## Problem to work on:
Pictures are not part of the copy. Retype the lines from the first one through the line that contains "0.655, 0.640, 0.640];".

## Provided material:
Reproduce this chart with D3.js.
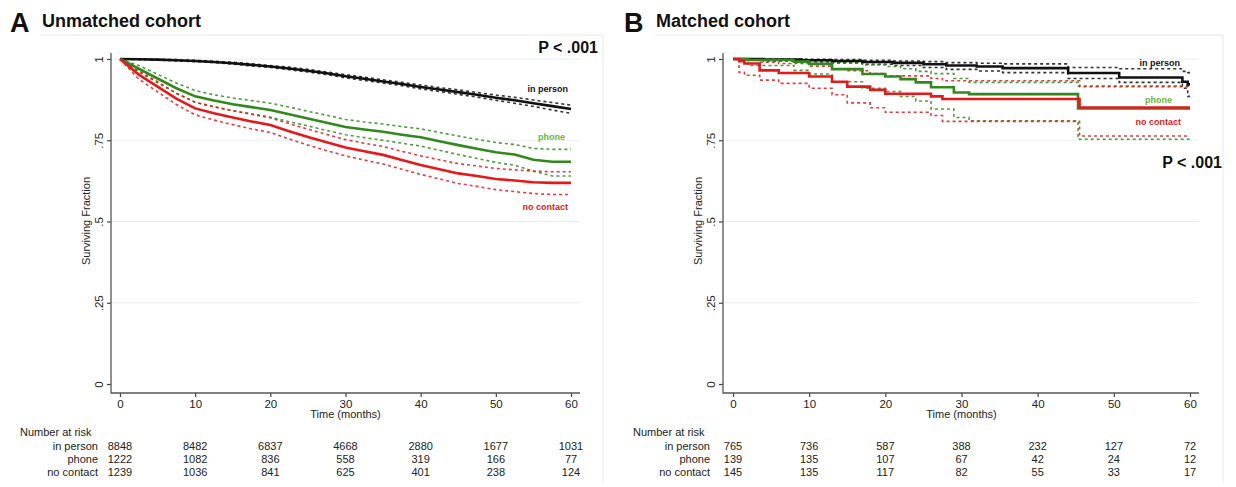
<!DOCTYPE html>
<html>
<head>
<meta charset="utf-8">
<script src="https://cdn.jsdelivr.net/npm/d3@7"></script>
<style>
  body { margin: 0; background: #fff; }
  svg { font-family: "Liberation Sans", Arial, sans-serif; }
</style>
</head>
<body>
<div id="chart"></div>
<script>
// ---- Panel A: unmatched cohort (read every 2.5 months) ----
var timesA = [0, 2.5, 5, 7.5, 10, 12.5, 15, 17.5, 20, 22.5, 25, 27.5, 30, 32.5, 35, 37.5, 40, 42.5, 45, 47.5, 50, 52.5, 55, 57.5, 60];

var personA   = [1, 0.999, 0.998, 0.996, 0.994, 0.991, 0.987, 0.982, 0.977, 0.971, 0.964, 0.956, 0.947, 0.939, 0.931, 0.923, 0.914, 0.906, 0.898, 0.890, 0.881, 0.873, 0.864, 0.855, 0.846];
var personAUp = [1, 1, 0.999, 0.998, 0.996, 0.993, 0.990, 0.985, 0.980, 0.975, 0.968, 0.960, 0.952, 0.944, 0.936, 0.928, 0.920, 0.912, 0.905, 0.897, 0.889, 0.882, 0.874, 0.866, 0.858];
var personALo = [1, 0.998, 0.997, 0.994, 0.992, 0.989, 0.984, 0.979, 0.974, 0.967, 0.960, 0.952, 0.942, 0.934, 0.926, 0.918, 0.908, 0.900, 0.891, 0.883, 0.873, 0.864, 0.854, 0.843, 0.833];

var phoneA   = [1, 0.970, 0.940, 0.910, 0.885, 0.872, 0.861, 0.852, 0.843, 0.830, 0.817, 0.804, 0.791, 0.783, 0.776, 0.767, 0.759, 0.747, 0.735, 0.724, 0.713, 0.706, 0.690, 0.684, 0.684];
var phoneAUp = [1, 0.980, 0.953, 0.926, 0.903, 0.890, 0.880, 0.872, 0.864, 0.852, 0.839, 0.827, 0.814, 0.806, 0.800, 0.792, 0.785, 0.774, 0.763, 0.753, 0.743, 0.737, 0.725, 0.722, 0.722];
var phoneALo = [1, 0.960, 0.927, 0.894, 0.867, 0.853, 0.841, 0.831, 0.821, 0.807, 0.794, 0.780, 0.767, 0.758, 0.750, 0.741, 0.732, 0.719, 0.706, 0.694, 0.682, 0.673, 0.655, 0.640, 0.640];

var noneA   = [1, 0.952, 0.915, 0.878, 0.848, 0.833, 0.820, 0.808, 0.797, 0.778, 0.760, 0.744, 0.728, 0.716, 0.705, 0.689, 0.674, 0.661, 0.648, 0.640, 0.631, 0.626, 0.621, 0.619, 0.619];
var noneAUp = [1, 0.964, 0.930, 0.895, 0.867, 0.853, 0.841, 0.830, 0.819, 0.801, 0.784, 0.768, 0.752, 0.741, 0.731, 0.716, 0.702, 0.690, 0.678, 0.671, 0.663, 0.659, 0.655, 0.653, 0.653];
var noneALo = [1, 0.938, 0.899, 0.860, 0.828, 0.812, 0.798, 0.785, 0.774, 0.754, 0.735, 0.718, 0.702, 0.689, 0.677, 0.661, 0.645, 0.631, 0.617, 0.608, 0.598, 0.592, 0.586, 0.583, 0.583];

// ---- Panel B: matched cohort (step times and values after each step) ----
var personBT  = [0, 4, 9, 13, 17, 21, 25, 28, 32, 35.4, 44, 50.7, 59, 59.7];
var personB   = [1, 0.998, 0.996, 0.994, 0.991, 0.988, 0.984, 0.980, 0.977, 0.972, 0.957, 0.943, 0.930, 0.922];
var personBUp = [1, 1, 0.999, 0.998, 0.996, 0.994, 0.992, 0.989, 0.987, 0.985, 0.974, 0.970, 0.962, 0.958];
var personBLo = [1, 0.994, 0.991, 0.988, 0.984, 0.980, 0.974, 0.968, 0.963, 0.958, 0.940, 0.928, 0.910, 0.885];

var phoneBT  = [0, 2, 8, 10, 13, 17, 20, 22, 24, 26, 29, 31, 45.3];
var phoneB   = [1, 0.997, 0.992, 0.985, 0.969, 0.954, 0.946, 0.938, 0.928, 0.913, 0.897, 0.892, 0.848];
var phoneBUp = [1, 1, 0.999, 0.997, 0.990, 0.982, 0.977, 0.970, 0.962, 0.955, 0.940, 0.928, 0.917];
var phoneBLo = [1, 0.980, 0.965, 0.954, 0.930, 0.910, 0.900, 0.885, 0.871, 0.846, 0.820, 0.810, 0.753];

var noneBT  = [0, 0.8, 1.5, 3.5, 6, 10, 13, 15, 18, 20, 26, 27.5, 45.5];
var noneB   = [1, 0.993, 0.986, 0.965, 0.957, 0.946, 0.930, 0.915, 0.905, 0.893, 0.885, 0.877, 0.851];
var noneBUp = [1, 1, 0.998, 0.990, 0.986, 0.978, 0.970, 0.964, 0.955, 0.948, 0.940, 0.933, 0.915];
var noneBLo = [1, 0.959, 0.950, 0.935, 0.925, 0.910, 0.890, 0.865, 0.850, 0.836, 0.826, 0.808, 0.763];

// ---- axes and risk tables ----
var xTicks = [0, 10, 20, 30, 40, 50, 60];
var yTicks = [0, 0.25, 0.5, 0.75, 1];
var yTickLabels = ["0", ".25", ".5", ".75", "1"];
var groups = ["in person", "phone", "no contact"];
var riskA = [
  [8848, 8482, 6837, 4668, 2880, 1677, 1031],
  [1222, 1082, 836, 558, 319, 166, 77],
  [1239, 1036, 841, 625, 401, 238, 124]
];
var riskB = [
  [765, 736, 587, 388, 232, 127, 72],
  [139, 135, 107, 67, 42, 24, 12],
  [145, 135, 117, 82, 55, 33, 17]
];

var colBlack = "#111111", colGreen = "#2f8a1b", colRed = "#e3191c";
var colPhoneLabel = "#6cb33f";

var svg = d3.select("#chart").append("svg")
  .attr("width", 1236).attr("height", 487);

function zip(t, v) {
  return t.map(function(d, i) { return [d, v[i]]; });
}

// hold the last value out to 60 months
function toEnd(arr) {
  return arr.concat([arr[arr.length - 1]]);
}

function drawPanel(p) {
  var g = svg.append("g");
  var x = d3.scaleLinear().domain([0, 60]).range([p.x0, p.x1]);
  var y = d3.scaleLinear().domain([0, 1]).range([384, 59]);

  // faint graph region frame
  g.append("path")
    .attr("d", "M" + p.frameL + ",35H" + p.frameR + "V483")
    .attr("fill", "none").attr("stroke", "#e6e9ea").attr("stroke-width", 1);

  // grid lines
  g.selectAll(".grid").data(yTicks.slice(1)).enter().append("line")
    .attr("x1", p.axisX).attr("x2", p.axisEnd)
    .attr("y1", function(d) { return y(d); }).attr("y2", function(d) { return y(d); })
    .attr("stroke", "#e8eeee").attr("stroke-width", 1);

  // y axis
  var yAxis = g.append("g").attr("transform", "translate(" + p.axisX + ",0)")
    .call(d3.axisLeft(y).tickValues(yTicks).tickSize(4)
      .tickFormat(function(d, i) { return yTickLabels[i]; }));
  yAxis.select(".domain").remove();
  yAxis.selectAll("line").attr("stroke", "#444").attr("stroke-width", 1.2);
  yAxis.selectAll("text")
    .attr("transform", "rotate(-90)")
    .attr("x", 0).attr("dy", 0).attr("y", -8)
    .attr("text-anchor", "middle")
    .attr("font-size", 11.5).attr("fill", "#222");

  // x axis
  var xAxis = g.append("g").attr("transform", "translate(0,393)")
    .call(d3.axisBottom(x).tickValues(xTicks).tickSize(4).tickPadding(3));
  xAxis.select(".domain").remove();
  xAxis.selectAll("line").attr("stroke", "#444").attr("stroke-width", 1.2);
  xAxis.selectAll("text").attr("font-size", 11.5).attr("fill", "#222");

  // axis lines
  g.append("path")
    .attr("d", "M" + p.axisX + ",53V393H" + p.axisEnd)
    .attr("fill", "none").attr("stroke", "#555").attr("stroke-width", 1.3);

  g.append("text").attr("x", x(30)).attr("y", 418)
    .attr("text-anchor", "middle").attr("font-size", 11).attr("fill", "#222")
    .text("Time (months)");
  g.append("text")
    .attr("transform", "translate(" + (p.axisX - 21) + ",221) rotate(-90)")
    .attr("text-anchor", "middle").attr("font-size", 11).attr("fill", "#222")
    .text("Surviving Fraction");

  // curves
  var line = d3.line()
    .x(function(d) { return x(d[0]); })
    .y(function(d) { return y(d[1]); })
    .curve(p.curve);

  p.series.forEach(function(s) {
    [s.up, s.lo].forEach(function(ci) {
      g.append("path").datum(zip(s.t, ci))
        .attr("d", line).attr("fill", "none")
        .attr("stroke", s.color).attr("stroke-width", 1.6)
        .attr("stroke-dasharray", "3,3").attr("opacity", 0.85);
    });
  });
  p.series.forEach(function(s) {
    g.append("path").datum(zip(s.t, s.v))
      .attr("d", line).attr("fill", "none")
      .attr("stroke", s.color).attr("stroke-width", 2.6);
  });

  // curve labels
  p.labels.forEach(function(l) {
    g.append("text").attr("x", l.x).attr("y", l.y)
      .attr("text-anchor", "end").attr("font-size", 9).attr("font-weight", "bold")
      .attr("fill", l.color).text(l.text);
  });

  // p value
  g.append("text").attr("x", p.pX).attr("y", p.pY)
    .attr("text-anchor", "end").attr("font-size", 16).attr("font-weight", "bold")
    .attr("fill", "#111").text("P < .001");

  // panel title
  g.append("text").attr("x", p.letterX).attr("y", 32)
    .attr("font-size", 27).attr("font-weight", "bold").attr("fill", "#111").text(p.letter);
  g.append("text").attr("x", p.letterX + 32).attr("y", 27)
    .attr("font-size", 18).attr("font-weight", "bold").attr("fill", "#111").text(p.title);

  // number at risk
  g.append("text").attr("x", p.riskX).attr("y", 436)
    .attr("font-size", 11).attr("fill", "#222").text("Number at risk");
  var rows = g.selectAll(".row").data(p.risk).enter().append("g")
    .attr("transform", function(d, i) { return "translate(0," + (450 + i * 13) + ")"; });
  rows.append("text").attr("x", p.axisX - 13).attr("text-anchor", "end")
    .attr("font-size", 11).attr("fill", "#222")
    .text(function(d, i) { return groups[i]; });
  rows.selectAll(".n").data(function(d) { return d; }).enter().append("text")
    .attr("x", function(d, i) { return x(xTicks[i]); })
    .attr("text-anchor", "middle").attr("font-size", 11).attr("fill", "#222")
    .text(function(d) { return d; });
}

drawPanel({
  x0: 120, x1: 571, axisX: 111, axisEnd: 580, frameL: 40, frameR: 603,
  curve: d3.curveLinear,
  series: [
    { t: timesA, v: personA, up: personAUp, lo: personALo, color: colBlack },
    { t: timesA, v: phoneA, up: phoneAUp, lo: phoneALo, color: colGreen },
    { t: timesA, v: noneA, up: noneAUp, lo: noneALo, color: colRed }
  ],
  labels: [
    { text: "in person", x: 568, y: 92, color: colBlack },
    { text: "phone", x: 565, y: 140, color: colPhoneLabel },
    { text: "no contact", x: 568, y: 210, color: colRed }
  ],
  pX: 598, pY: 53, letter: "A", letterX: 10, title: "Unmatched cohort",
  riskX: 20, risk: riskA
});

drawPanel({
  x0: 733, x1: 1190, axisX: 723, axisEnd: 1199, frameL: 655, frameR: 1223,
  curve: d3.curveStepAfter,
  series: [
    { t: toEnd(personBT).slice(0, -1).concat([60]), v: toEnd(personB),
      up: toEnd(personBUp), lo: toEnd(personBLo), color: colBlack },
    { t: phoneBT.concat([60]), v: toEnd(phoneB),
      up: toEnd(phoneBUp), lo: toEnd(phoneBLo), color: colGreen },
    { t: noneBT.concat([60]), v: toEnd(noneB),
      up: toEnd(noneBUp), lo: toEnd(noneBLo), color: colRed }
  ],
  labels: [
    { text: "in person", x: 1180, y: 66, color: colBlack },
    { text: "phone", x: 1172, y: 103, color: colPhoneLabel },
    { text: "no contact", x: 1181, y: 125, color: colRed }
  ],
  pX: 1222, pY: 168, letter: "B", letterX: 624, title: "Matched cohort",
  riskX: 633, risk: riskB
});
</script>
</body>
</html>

## Task output:
Reproduce this chart with D3.js.
<!DOCTYPE html>
<html>
<head>
<meta charset="utf-8">
<script src="https://cdn.jsdelivr.net/npm/d3@7"></script>
<style>
  body { margin: 0; background: #fff; }
  svg { font-family: "Liberation Sans", Arial, sans-serif; }
</style>
</head>
<body>
<div id="chart"></div>
<script>
// ---- Panel A: unmatched cohort (read every 2.5 months) ----
var timesA = [0, 2.5, 5, 7.5, 10, 12.5, 15, 17.5, 20, 22.5, 25, 27.5, 30, 32.5, 35, 37.5, 40, 42.5, 45, 47.5, 50, 52.5, 55, 57.5, 60];

var personA   = [1, 0.999, 0.998, 0.996, 0.994, 0.991, 0.987, 0.982, 0.977, 0.971, 0.964, 0.956, 0.947, 0.939, 0.931, 0.923, 0.914, 0.906, 0.898, 0.890, 0.881, 0.873, 0.864, 0.855, 0.846];
var personAUp = [1, 1, 0.999, 0.998, 0.996, 0.993, 0.990, 0.985, 0.980, 0.975, 0.968, 0.960, 0.952, 0.944, 0.936, 0.928, 0.920, 0.912, 0.905, 0.897, 0.889, 0.882, 0.874, 0.866, 0.858];
var personALo = [1, 0.998, 0.997, 0.994, 0.992, 0.989, 0.984, 0.979, 0.974, 0.967, 0.960, 0.952, 0.942, 0.934, 0.926, 0.918, 0.908, 0.900, 0.891, 0.883, 0.873, 0.864, 0.854, 0.843, 0.833];

var phoneA   = [1, 0.970, 0.940, 0.910, 0.885, 0.872, 0.861, 0.852, 0.843, 0.830, 0.817, 0.804, 0.791, 0.783, 0.776, 0.767, 0.759, 0.747, 0.735, 0.724, 0.713, 0.706, 0.690, 0.684, 0.684];
var phoneAUp = [1, 0.980, 0.953, 0.926, 0.903, 0.890, 0.880, 0.872, 0.864, 0.852, 0.839, 0.827, 0.814, 0.806, 0.800, 0.792, 0.785, 0.774, 0.763, 0.753, 0.743, 0.737, 0.725, 0.722, 0.722];
var phoneALo = [1, 0.960, 0.927, 0.894, 0.867, 0.853, 0.841, 0.831, 0.821, 0.807, 0.794, 0.780, 0.767, 0.758, 0.750, 0.741, 0.732, 0.719, 0.706, 0.694, 0.682, 0.673, 0.655, 0.640, 0.640];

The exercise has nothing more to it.